# REQUIRED WORK:
Extract word for word the lines of the listing from its start to the line holding "const percentLabels = ['%", both ends kept; pictures are not part of the copy.
● ● ● ● ● ● ●
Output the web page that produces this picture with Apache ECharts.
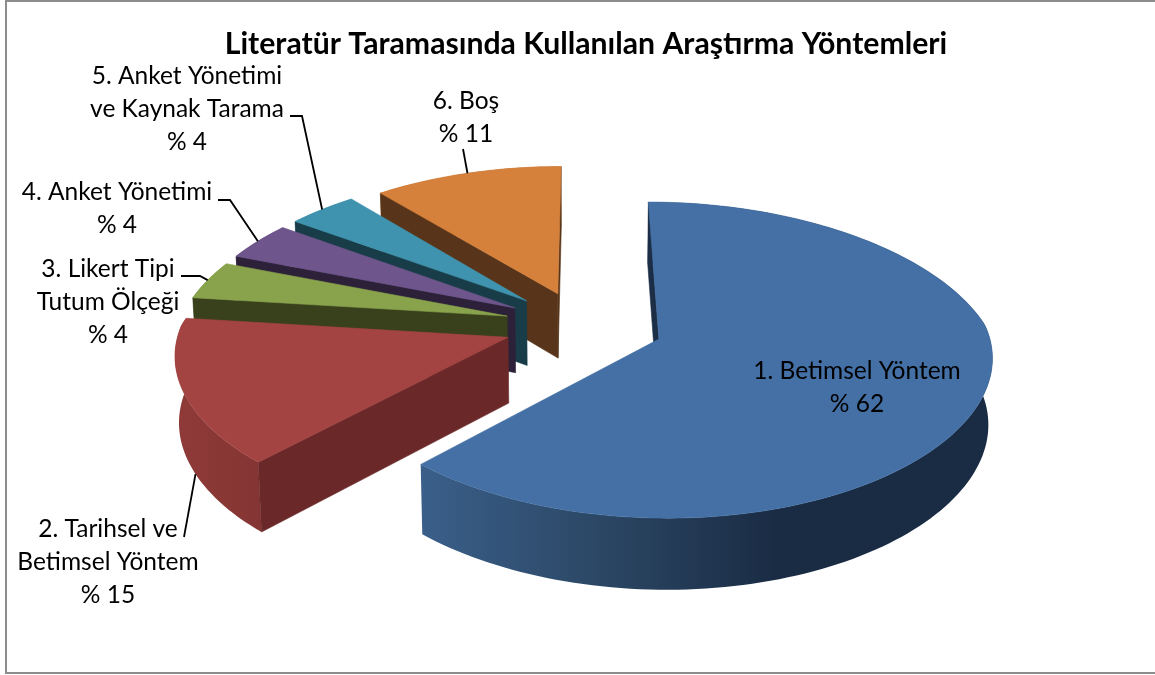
<!DOCTYPE html>
<html><head><meta charset="utf-8">
<style>html,body{margin:0;padding:0;background:#fff}#c{width:1155px;height:675px}</style>
<script src="https://cdn.jsdelivr.net/npm/echarts@6/dist/echarts.min.js"></script>
</head><body><div id="c"></div>
<script>
const titleText = 'Literatür Taramasında Kullanılan Araştırma Yöntemleri';
const categories = ['1. Betimsel Yöntem','2. Tarihsel ve\nBetimsel Yöntem','3. Likert Tipi\nTutum Ölçeği','4. Anket Yönetimi','5. Anket Yönetimi\nve Kaynak Tarama','6. Boş'];
const values = [62,15,4,4,4,11];
const percentLabels = ['% 62','% 15','% 4','% 4','% 4','% 11'];

// projection of the exploded disc
const scene = {cx:582, cy:325, R:328, explode:[82,78,78,78,78,74], tilt:0.462, persp:0.0004, perspXBack:0.0005, perspXFront:0.0003, depth:67, convergeX:0.01, convergeY:0.025, startDeg:0};
const look = [
  {top:'#4470a5', cut:'#1b2e46', wall:[[0,'#3a5f8a'],[0.3,'#2c4866'],[0.62,'#1a2c44'],[1,'#1a2c44']]},
  {top:'#a34342', cut:'#6a2828', wall:[[0,'#8f3a38'],[1,'#843533']]},
  {top:'#88a34b', cut:'#38401c', wall:[[0,'#6c823c'],[1,'#6c823c']]},
  {top:'#6e568c', cut:'#2d2139', wall:[[0,'#574570'],[1,'#574570']]},
  {top:'#3f93ae', cut:'#183c48', wall:[[0,'#32758b'],[1,'#32758b']]},
  {top:'#d5803b', cut:'#58351a', wall:[[0,'#aa662f'],[1,'#aa662f']]}
];
const labelBoxes = [
  {x:857,y:387.5},{x:108,y:562.5},{x:108,y:302},{x:117,y:208.5},{x:187,y:109},{x:466,y:118}
];
const leaderStart = [null,[[184,537]],[[181,276],[200,276]],[[218,200],[230,200]],[[290,116],[302,116]],[[463,149]]];
const leaderAnchor = [null,{deg:-5,h:1},{deg:0,h:0},{deg:0,h:0},{deg:0,h:0},{deg:0,h:0}];
const drawOrder = [5,4,3,2,1,0];

const total = values.reduce((a,b)=>a+b,0);
const rad = d => d*Math.PI/180;
function slicesAngles(){let a=scene.startDeg;return values.map(v=>{const s=a;a+=v/total*360;return [s,a];});}
const angles = slicesAngles();
function project(u,v,h){
  const px=v>0?scene.perspXBack:scene.perspXFront;
  return [scene.cx+u/((1+px*v)*(1+scene.convergeX*h)), scene.cy+(-v*scene.tilt+scene.depth*h)/((1+scene.persp*v)*(1+scene.convergeY*h))];
}
function pt(i,deg,r,h){
  const mid=rad((angles[i][0]+angles[i][1])/2), a=rad(deg), e=scene.explode[i];
  return project(e*Math.sin(mid)+r*Math.sin(a), e*Math.cos(mid)+r*Math.cos(a), h);
}
function arc(i,h,from,to){
  const n=Math.max(2,Math.ceil(Math.abs(to-from)/1.5)),out=[];
  for(let k=0;k<=n;k++) out.push(pt(i,from+(to-from)*k/n,scene.R,h));
  return out;
}
function poly(points,fill,z){return {type:'polygon',z2:z,shape:{points},style:{fill,stroke:typeof fill==='string'?fill:null,lineWidth:typeof fill==='string'?0.6:0}};}
function side(a,b,p){return (b[0]-a[0])*(p[1]-a[1])-(b[1]-a[1])*(p[0]-a[0]);}
function render(params){
  const i=drawOrder[params.dataIndex],[a0,a1]=angles[i],L=look[i],c=[],z=params.dataIndex*10+1;
  const ap0=pt(i,a0,0,0),ap1=pt(i,a0,0,1);
  const topArc=arc(i,0,a0,a1), botArc=arc(i,1,a0,a1);
  const xs=topArc.concat(botArc).map(p=>p[0]);
  const wallFill={type:'linear',global:true,x:Math.min(...xs),y:0,x2:Math.max(...xs),y2:0,colorStops:L.wall.map(s=>({offset:s[0],color:s[1]}))};
  c.push(poly(topArc.concat(botArc.slice().reverse()),wallFill,z));
  // a cut face is drawn only when its lower edge falls outside the top face
  const inner=pt(i,(a0+a1)/2,scene.R*0.5,0);
  [a1,a0].forEach((deg,k)=>{
    const o0=pt(i,deg,scene.R,0),o1=pt(i,deg,scene.R,1);
    if(Math.abs(a1-a0)<180 ? side(ap0,o0,o1)*side(ap0,o0,inner)<0 : k===1){
      c.push(poly([ap0,o0,o1,ap1],L.cut,z+1+k));
    }
  });
  c.push(poly([ap0].concat(topArc),L.top,z+3));
  const box=labelBoxes[i];
  c.push({type:'text',z2:200,style:{text:categories[i]+'\n'+percentLabels[i],x:box.x,y:box.y,align:'center',verticalAlign:'middle',lineHeight:33,font:'24.5px Lato',fill:'#000'}});
  if(leaderStart[i]){
    const an=leaderAnchor[i],m=(a0+a1)/2+an.deg;
    c.push({type:'polyline',z2:190,shape:{points:leaderStart[i].concat([pt(i,m,scene.R,an.h)])},style:{stroke:'#000',lineWidth:1.8,fill:null}});
  }
  return {type:'group',children:c};
}
const chart=echarts.init(document.getElementById('c'),null,{renderer:'canvas'});
chart.setOption({
  animation:false,
  backgroundColor:'#fff',
  title:{text:titleText,left:581,top:24,textAlign:'center',textStyle:{fontFamily:'Lato',fontWeight:'bold',fontSize:30.2,color:'#000'}},
  graphic:[{type:'rect',shape:{x:6,y:1,width:1165,height:672},style:{fill:'none',stroke:'#8c8c8c',lineWidth:2},silent:true}],
  series:[{type:'custom',coordinateSystem:'none',renderItem:render,clip:false,silent:true,
    data:drawOrder.map(i=>[i,values[i]])}]
});
</script></body></html>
● ● ● ● ● ● ●
# TASK ANSWER:
Output the web page that produces this picture with Apache ECharts.
<!DOCTYPE html>
<html><head><meta charset="utf-8">
<style>html,body{margin:0;padding:0;background:#fff}#c{width:1155px;height:675px}</style>
<script src="https://cdn.jsdelivr.net/npm/echarts@6/dist/echarts.min.js"></script>
</head><body><div id="c"></div>
<script>
const titleText = 'Literatür Taramasında Kullanılan Araştırma Yöntemleri';
const categories = ['1. Betimsel Yöntem','2. Tarihsel ve\nBetimsel Yöntem','3. Likert Tipi\nTutum Ölçeği','4. Anket Yönetimi','5. Anket Yönetimi\nve Kaynak Tarama','6. Boş'];
const values = [62,15,4,4,4,11];
const percentLabels = ['% 62','% 15','% 4','% 4','% 4','% 11'];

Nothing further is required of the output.